Plot the transfer functions estimated by strip theory#

The strip theory transfer functions are plotted together with the transfer functions estimated by the closed-form expressions (Jensen et al., 2004) for comparison. A heading of \(\beta = 180\) degrees is selected for plotting.

legend_titles = [
    r"Heave amplitude [m/m]",
    r"Heave phase [rad]",
    r"Pitch amplitude [deg/m]",
    r"Pitch phase [rad]",
    r"VBM amplitude [kNm/m]",
    r"VBM phase [rad]",
]
fig, ax = plt.subplots(3, 2, figsize=(10, 12))
ax[0, 0].plot(f0_ST, hamp_ST[:, -1], label=r"Strip theory")
ax[0, 1].plot(f0_ST, hphase_ST[:, -1], label=r"Strip theory")
ax[1, 0].plot(f0_ST, pamp_ST[:, -1], label=r"Strip theory")
ax[1, 1].plot(f0_ST, pphase_ST[:, -1], label=r"Strip theory")
ax[2, 0].plot(f0_ST, vamp_ST[:, -1], label=r"Strip theory")
ax[2, 1].plot(f0_ST, vphase_ST[:, -1], label=r"Strip theory")
for i in range(3):
    for j in range(2):
        ax[i, j].grid()
        ax[i, j].legend(title=legend_titles[i * 2 + j])
        ax[-1, j].set_xlabel(r"Wave frequency [Hz]")
print('Fig. 3: Strip theory response amplitude operators (RAOs) and phases for the vessel in head sea conditions.')
# fig.tight_layout()
plt.show()
Fig. 3: Strip theory response amplitude operators (RAOs) and phases for the vessel in head sea conditions.
../_images/a1a1c6301d259044ab36401fee27c37c07cda63957f0945668440c9aa41d8848.png

4. Sea state estimation - Long-crested wave case#

Now, we will run a simple WBA algorithm to estimate the point wave spectrum from response measurements. We assume that the sea state is long-crested.

The spectral-residual algorithm is used.

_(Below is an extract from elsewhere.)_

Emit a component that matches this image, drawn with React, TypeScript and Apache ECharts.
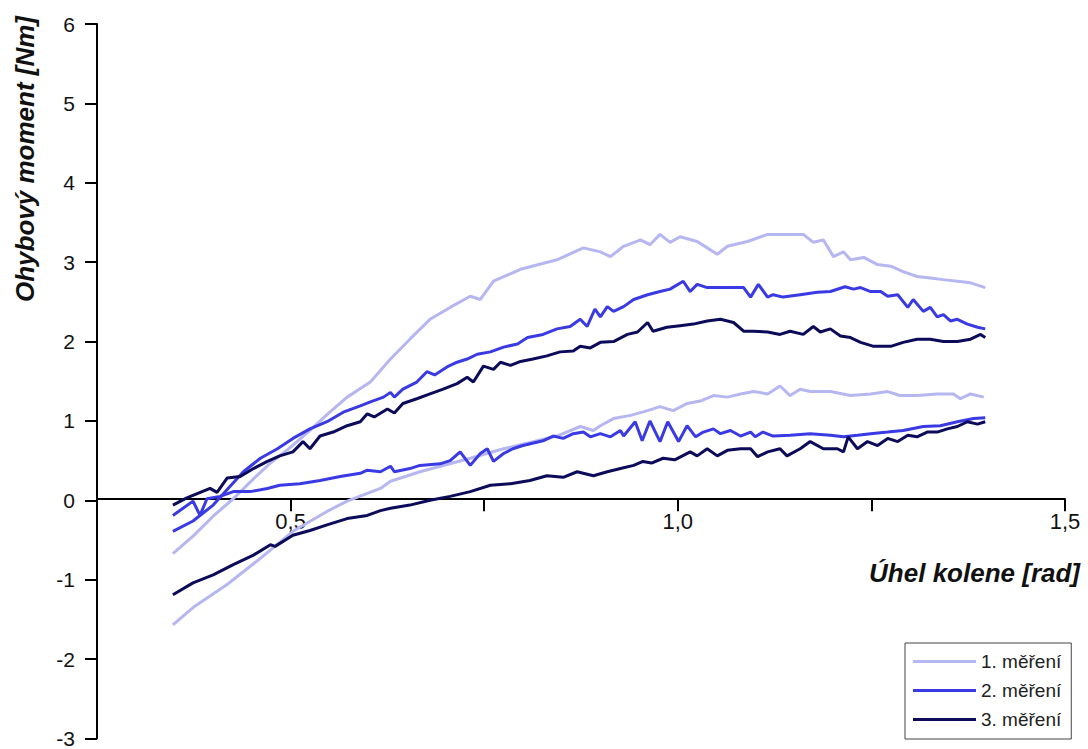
import React, { useEffect, useRef } from "react";
import * as echarts from "echarts";

const seriesNames = ["1. měření", "2. měření", "3. měření"];
const seriesColors = ["#b6b6f0", "#3a3ae4", "#0b0b5a"];

const xTicks = { min: 0.25, max: 1.5, interval: 0.25 };
const yTicks = { min: -3, max: 6, interval: 1 };

const m1Upper = [[0.348,-0.67],[0.374,-0.45],[0.400,-0.20],[0.426,0.02],[0.452,0.27],[0.474,0.47],[0.499,0.66],[0.525,0.88],[0.547,1.08],[0.573,1.30],[0.603,1.49],[0.629,1.78],[0.654,2.03],[0.680,2.28],[0.706,2.43],[0.732,2.57],[0.745,2.53],[0.762,2.76],[0.797,2.91],[0.844,3.03],[0.878,3.18],[0.900,3.13],[0.913,3.07],[0.930,3.20],[0.952,3.28],[0.964,3.22],[0.977,3.35],[0.990,3.25],[1.003,3.32],[1.025,3.26],[1.038,3.18],[1.051,3.10],[1.064,3.20],[1.090,3.26],[1.116,3.35],[1.145,3.35],[1.162,3.35],[1.175,3.25],[1.188,3.28],[1.201,3.07],[1.214,3.13],[1.223,3.03],[1.240,3.06],[1.258,2.97],[1.275,2.95],[1.291,2.88],[1.309,2.82],[1.326,2.80],[1.343,2.78],[1.361,2.76],[1.378,2.74],[1.397,2.68]];
const m1Lower = [[0.348,-1.57],[0.374,-1.35],[0.418,-1.06],[0.461,-0.73],[0.503,-0.39],[0.547,-0.14],[0.573,-0.01],[0.616,0.15],[0.629,0.24],[0.667,0.36],[0.732,0.53],[0.775,0.65],[0.844,0.81],[0.874,0.93],[0.891,0.88],[0.900,0.94],[0.917,1.03],[0.939,1.07],[0.961,1.13],[0.977,1.18],[0.994,1.13],[1.012,1.22],[1.029,1.25],[1.046,1.32],[1.064,1.30],[1.081,1.34],[1.098,1.37],[1.116,1.34],[1.132,1.44],[1.145,1.32],[1.158,1.40],[1.171,1.37],[1.197,1.37],[1.223,1.32],[1.249,1.34],[1.271,1.37],[1.287,1.32],[1.309,1.32],[1.335,1.34],[1.356,1.34],[1.365,1.28],[1.378,1.34],[1.395,1.30]];

const m2Upper = [[0.348,-0.39],[0.374,-0.26],[0.400,-0.06],[0.439,0.36],[0.461,0.53],[0.483,0.65],[0.503,0.78],[0.525,0.90],[0.547,0.99],[0.568,1.11],[0.590,1.19],[0.603,1.24],[0.620,1.30],[0.629,1.36],[0.634,1.30],[0.645,1.40],[0.663,1.49],[0.676,1.62],[0.686,1.58],[0.702,1.68],[0.715,1.74],[0.728,1.78],[0.741,1.84],[0.758,1.87],[0.775,1.93],[0.793,1.97],[0.806,2.05],[0.826,2.09],[0.844,2.16],[0.861,2.19],[0.874,2.28],[0.883,2.19],[0.893,2.41],[0.900,2.31],[0.909,2.44],[0.917,2.38],[0.930,2.44],[0.943,2.53],[0.961,2.59],[0.977,2.63],[0.990,2.66],[1.007,2.76],[1.016,2.63],[1.025,2.72],[1.038,2.68],[1.055,2.68],[1.072,2.68],[1.085,2.68],[1.094,2.56],[1.104,2.72],[1.116,2.56],[1.123,2.59],[1.136,2.56],[1.158,2.59],[1.180,2.62],[1.197,2.63],[1.216,2.69],[1.227,2.66],[1.236,2.68],[1.249,2.63],[1.262,2.63],[1.271,2.57],[1.284,2.59],[1.297,2.43],[1.304,2.53],[1.317,2.38],[1.326,2.43],[1.335,2.31],[1.343,2.34],[1.352,2.26],[1.361,2.28],[1.374,2.22],[1.387,2.18],[1.397,2.16]];
const m2Lower = [[0.348,-0.19],[0.374,-0.01],[0.383,-0.19],[0.392,0.02],[0.409,0.05],[0.426,0.11],[0.448,0.11],[0.470,0.15],[0.486,0.19],[0.512,0.21],[0.538,0.25],[0.564,0.30],[0.590,0.34],[0.599,0.38],[0.616,0.36],[0.629,0.43],[0.634,0.36],[0.654,0.40],[0.667,0.44],[0.693,0.46],[0.706,0.50],[0.719,0.61],[0.732,0.44],[0.745,0.59],[0.754,0.65],[0.762,0.49],[0.775,0.59],[0.787,0.65],[0.800,0.69],[0.826,0.75],[0.839,0.81],[0.852,0.78],[0.865,0.84],[0.878,0.86],[0.887,0.80],[0.900,0.84],[0.913,0.80],[0.926,0.88],[0.930,0.81],[0.945,0.99],[0.954,0.75],[0.964,1.00],[0.977,0.74],[0.987,0.99],[1.001,0.74],[1.012,0.94],[1.023,0.80],[1.033,0.86],[1.046,0.90],[1.055,0.84],[1.068,0.88],[1.081,0.81],[1.094,0.86],[1.100,0.80],[1.110,0.86],[1.123,0.81],[1.145,0.82],[1.171,0.84],[1.197,0.82],[1.214,0.80],[1.232,0.82],[1.249,0.84],[1.271,0.86],[1.291,0.88],[1.317,0.93],[1.339,0.94],[1.361,0.99],[1.382,1.03],[1.397,1.04]];

const m3Upper = [[0.348,-0.06],[0.366,0.03],[0.396,0.15],[0.405,0.10],[0.418,0.28],[0.435,0.30],[0.452,0.40],[0.470,0.49],[0.486,0.56],[0.503,0.61],[0.516,0.74],[0.525,0.65],[0.538,0.81],[0.555,0.86],[0.573,0.94],[0.590,0.99],[0.599,1.09],[0.608,1.05],[0.625,1.15],[0.634,1.10],[0.645,1.22],[0.663,1.28],[0.680,1.34],[0.697,1.40],[0.715,1.47],[0.728,1.55],[0.736,1.49],[0.749,1.69],[0.762,1.65],[0.771,1.74],[0.784,1.70],[0.797,1.75],[0.813,1.78],[0.831,1.82],[0.848,1.87],[0.865,1.88],[0.874,1.94],[0.887,1.92],[0.900,1.99],[0.917,2.00],[0.935,2.09],[0.948,2.12],[0.961,2.24],[0.968,2.13],[0.986,2.18],[1.003,2.20],[1.020,2.22],[1.038,2.26],[1.055,2.28],[1.072,2.24],[1.085,2.13],[1.098,2.13],[1.116,2.12],[1.132,2.09],[1.145,2.13],[1.162,2.09],[1.175,2.19],[1.184,2.12],[1.197,2.16],[1.210,2.07],[1.223,2.05],[1.236,1.99],[1.253,1.94],[1.275,1.94],[1.291,1.99],[1.309,2.03],[1.326,2.03],[1.343,2.00],[1.361,2.00],[1.378,2.03],[1.391,2.09],[1.397,2.05]];
const m3Lower = [[0.348,-1.19],[0.374,-1.04],[0.400,-0.94],[0.426,-0.81],[0.452,-0.69],[0.474,-0.56],[0.480,-0.58],[0.503,-0.44],[0.525,-0.38],[0.547,-0.31],[0.573,-0.23],[0.599,-0.19],[0.616,-0.13],[0.629,-0.10],[0.654,-0.06],[0.680,0.00],[0.706,0.05],[0.732,0.11],[0.758,0.19],[0.784,0.21],[0.809,0.25],[0.831,0.31],[0.852,0.29],[0.870,0.36],[0.891,0.31],[0.909,0.36],[0.926,0.40],[0.943,0.44],[0.955,0.49],[0.966,0.47],[0.981,0.53],[0.996,0.51],[1.016,0.61],[1.025,0.56],[1.038,0.65],[1.051,0.56],[1.064,0.63],[1.081,0.65],[1.094,0.65],[1.103,0.55],[1.116,0.61],[1.132,0.65],[1.141,0.56],[1.158,0.65],[1.171,0.74],[1.188,0.65],[1.206,0.65],[1.214,0.61],[1.220,0.80],[1.232,0.65],[1.245,0.74],[1.258,0.69],[1.271,0.78],[1.284,0.74],[1.297,0.82],[1.309,0.80],[1.322,0.86],[1.335,0.86],[1.348,0.90],[1.361,0.93],[1.374,0.99],[1.387,0.96],[1.397,0.99]];

const branches = [
  [m1Upper, m1Lower],
  [m2Upper, m2Lower],
  [m3Upper, m3Lower],
];

const xTitle = "Úhel kolene [rad]";
const yTitle = "Ohybový moment [Nm]";

const FONT = '"Liberation Sans", Arial, Helvetica, sans-serif';

const GRID = { left: 97, right: 23, top: 24, bottom: 7 };
const CHART_H = 749;

export default function App() {
  const ref = useRef<HTMLDivElement>(null);
  useEffect(() => {
    if (!ref.current) return;
    const chart = echarts.init(ref.current, null, { renderer: "svg" });
    const series: any[] = [];
    branches.forEach((pair, i) => {
      pair.forEach((data) => {
        series.push({
          name: seriesNames[i],
          type: "line",
          data,
          symbol: "none",
          showSymbol: false,
          smooth: false,
          lineStyle: { color: seriesColors[i], width: 3 },
          itemStyle: { color: seriesColors[i] },
        });
      });
    });
    // place the x axis at y = 0 (axis crosses there)
    const gridH = CHART_H - GRID.top - GRID.bottom;
    const zeroOffset = -(gridH * (0 - yTicks.min)) / (yTicks.max - yTicks.min);
    chart.setOption({
      animation: false,
      backgroundColor: "#ffffff",
      grid: { ...GRID, containLabel: false },
      xAxis: {
        type: "value",
        position: "bottom",
        offset: zeroOffset,
        min: xTicks.min,
        max: xTicks.max,
        interval: xTicks.interval,
        axisLine: { onZero: false, lineStyle: { color: "#000", width: 2 } },
        axisTick: { show: true, inside: false, length: 12, lineStyle: { color: "#000", width: 2 } },
        splitLine: { show: false },
        axisLabel: {
          margin: 11,
          color: "#111",
          fontSize: 22,
          fontFamily: FONT,
          formatter: (v: number) => {
            const d = v * 2;
            if (Math.abs(d - Math.round(d)) < 1e-6 && v > 0.3) return v.toFixed(1).replace(".", ",");
            return "";
          },
        },
      },
      yAxis: {
        type: "value",
        min: yTicks.min,
        max: yTicks.max,
        interval: yTicks.interval,
        axisLine: { show: true, onZero: false, lineStyle: { color: "#000", width: 2 } },
        axisTick: { show: true, inside: false, length: 12, lineStyle: { color: "#000", width: 2 } },
        splitLine: { show: false },
        axisLabel: { margin: 22, color: "#111", fontSize: 21, fontFamily: FONT },
      },
      legend: {
        orient: "vertical",
        left: 905,
        top: 643,
        data: seriesNames.map((n) => ({ name: n, icon: "rect" })),
        itemWidth: 63,
        itemHeight: 3,
        itemGap: 10,
        padding: [9, 10, 10, 8],
        borderColor: "#444",
        borderWidth: 1,
        textStyle: { fontSize: 19, fontFamily: FONT, color: "#222" },
      },
      graphic: [
        {
          type: "text",
          x: 25,
          y: 159,
          rotation: Math.PI / 2,
          style: {
            text: yTitle,
            textAlign: "center",
            textVerticalAlign: "middle",
            fontSize: 26,
            fontWeight: "bold",
            fontStyle: "italic",
            fontFamily: FONT,
            fill: "#111",
          },
        },
        {
          type: "text",
          x: 1080,
          y: 573,
          style: {
            text: xTitle,
            textAlign: "right",
            textVerticalAlign: "middle",
            fontSize: 26,
            fontWeight: "bold",
            fontStyle: "italic",
            fontFamily: FONT,
            fill: "#111",
          },
        },
      ],
      series,
    });
    return () => chart.dispose();
  }, []);
  return (
    <div
      ref={ref}
      style={{ position: "fixed", left: 0, top: 0, width: 1088, height: CHART_H, background: "#fff" }}
    />
  );
}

This algorithm was initially proposed by Brodtkorb et al. (2018a,b & 2023) and Nielsen et al. (2018).

The first step is to prepare the input.

  1. We gather the response spectra into a single array for use in the NetSSE analysis.

Rxy = np.column_stack([Sr33, Sr55, Srvv]).T
  1. We interpolate the transfer functions at the frequencies of the computed response spectra, and we gather the transfer functions into a single array for use in the NetSSE analysis.

hamp_ST_interp = np.array([np.interp(freq, f0_ST, hamp_ST[:, i]) for i in range(Nbeta)])
pamp_ST_interp = np.array([np.interp(freq, f0_ST, pamp_ST[:, i]) for i in range(Nbeta)])
vamp_ST_interp = np.array([np.interp(freq, f0_ST, vamp_ST[:, i]) for i in range(Nbeta)])

Hxy = np.concatenate(
    [
        np.array(hamp_ST_interp)[np.newaxis, :, :],
        np.array(pamp_ST_interp)[np.newaxis, :, :],
        np.array(vamp_ST_interp)[np.newaxis, :, :],
    ],
    axis=0,
)

We run the spectral-residual SSE algorithm.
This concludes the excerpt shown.